Joint and Several and Proportionate Liability

9.1When assessing the case for change it is appropriate to weigh the relative merits of each option. In doing so, we need to look beyond our local jurisdiction and consider the way in which different liability models operate overseas. It is also important to consider whether harmonisation with Australia is desirable in this area. CER may provide an argument for change even if the options are otherwise finely balanced, because harmonisation can assist in achieving macro-economic advantages.

9.2The current system is geared toward protecting the plaintiff. The principal advantage of joint and several liability is that the party who has been injured does not bear the risk of absent or insolvent defendants. This protection rests on the idea that the parties who have actually caused the harm are each fully responsible for the loss, irrespective of their respective contribution to the total loss relative to each other. Because of this, each defendant should bear the risk of the absent or insolvent defendants, even if the result is that they become liable for the consequences of someone else’s actions as well as their own. The status quo therefore has an element of consumer protection, and is regarded in common law terms as “just”.

9.3This has been particularly evident in the leaky homes crisis. The claimants are making claims because they own a damaged home. Even where the claimant was the original owner when the house was built, they are unlikely to have had professional skills in contracting for building services. They were not therefore in the position to determine the relevant skills and capabilities of the numerous professional, trade and business providers that collectively go to build houses. It is the people who were contracted by the owner, plus any negligent regulator or inspector, who have individually or collectively caused the loss. Joint and several liability has provided the homeowner with the best opportunity to recover their loss.

9.4The contra argument is that contractors or regulators, who bear joint and several liability for losses that they have not themselves directly caused, may become risk averse. This can increase costs, or reduce the prospects of innovation. It has been argued that one of the reasons that New Zealand has high building costs is that large scale builders, especially from Australia, will not enter the market when faced with increased and unpredictable costs for builders stemming from the joint and several liability regime. It has also been suggested that joint and several liability gives territorial authorities strong incentives to be risk averse, and may contribute to higher than necessary housing costs.140

9.5Our overall conclusion at this stage is that there are not compelling efficiency grounds for proportionate liability. Joint and several liability and proportionate liability are equally efficient systems of allocating the total loss. It is certainly true that the two different systems lead to advantages for either the plaintiff or defendant and therefore significant differences in perceived fairness to one or the other. However, available economic analysis does not show that one system is superior to the other. Instead the choice between the two systems must be based on an overall assessment of who should bear the risks of absent or insolvent defendants.

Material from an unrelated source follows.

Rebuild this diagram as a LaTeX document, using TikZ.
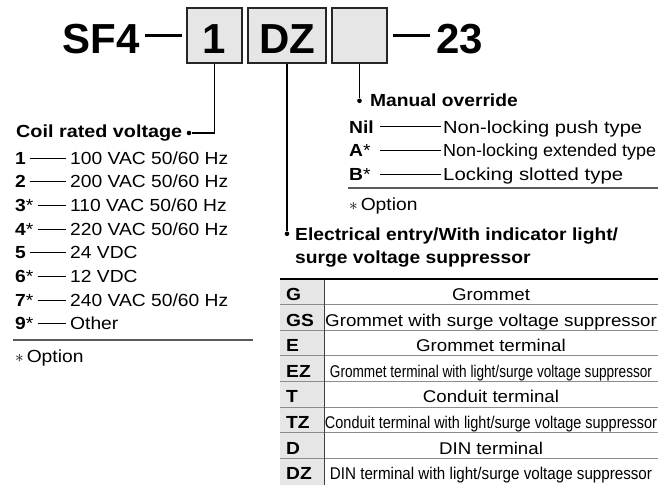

9.6One qualification needs to be added to this analysis. This broad equivalency in economic effects presumes that the relevant system of joint and several liability allows liable defendants to seek contributions from other liable defendants. As we have discussed, that is generally the case in New Zealand but not in every case because neither contribution nor a contributory negligence defence are available in pure contract cases. Should joint and several liability eventually be retained in some or all circumstances, then perhaps it might be argued that it would be useful to consider bringing contract cases into line with other causes of action, by allowing contract defendants to seek contribution and plead contributory negligence where appropriate.

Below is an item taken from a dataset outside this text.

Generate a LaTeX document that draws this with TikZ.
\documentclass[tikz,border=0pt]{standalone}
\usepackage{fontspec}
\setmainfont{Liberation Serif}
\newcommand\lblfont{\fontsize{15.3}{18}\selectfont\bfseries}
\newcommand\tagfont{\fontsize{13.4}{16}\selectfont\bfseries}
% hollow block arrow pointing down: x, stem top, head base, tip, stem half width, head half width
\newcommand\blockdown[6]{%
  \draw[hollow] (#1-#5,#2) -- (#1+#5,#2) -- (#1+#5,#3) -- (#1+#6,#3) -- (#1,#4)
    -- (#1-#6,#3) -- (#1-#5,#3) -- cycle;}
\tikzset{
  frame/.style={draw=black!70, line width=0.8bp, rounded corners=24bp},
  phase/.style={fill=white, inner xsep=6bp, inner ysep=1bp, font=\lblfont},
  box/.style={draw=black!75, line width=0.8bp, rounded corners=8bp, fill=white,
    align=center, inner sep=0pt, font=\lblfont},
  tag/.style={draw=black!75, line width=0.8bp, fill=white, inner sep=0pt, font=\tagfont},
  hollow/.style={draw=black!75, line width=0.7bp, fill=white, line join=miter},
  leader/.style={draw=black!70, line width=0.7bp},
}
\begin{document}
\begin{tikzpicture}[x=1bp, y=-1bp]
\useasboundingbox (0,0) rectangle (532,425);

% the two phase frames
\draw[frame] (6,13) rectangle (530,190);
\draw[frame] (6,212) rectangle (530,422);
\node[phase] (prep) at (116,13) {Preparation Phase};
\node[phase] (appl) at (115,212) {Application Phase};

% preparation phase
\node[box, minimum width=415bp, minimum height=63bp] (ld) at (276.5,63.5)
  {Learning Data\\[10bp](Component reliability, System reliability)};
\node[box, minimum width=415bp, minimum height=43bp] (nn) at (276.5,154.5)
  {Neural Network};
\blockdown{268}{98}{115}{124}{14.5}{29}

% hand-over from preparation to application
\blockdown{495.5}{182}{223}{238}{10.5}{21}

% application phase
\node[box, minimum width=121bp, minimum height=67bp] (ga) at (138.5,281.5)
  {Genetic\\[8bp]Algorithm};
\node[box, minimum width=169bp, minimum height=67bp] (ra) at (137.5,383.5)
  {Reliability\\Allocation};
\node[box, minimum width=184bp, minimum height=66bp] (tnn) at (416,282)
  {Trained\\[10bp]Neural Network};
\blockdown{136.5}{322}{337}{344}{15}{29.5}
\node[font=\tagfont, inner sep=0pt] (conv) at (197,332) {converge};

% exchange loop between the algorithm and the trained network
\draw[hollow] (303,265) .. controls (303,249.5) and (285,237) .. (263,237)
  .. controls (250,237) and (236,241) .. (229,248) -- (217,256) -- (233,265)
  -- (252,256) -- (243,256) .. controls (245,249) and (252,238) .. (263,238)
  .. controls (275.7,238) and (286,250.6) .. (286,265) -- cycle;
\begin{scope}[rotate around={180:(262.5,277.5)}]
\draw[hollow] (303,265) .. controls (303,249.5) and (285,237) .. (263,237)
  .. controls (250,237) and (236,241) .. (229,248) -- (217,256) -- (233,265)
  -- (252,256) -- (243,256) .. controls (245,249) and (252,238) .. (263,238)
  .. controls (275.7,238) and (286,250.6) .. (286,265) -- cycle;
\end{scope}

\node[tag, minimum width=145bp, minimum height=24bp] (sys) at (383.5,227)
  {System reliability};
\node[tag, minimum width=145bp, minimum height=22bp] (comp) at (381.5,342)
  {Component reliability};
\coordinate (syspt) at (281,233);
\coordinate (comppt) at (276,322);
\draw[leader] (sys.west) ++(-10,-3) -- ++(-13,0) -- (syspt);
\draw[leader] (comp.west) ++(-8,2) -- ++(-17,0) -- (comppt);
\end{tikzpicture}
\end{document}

9.7In the case of joint and several liability, the risk lies with the defendants. The plaintiff has the theoretical certainty that they will be compensated for their loss, provided there is at least one defendant who can be brought to judgment and can cover the full cost. Such a defendant has to bear the loss caused by missing or insolvent defendants.

9.8In the case of proportionate liability, the risk lies with the plaintiff, since each defendant will only be liable for the proportion of loss allocated to them, according to their comparative responsibility. In the event of a missing or insolvent defendant, this loss will be borne by the plaintiff.

9.9Both systems lead to complex litigation, since this is a function of the number of parties who have potentially caused the loss. In joint and several liability, defendants have the incentive to join as many other defendants as possible in order to share the loss. In proportionate liability it is the plaintiff who has this incentive. They need to join as many defendants as possible in order to ensure as much of the loss as possible will be covered by the various defendants in the proportion they contributed to the loss.

140Housing Affordability Inquiry above n 80 at 161.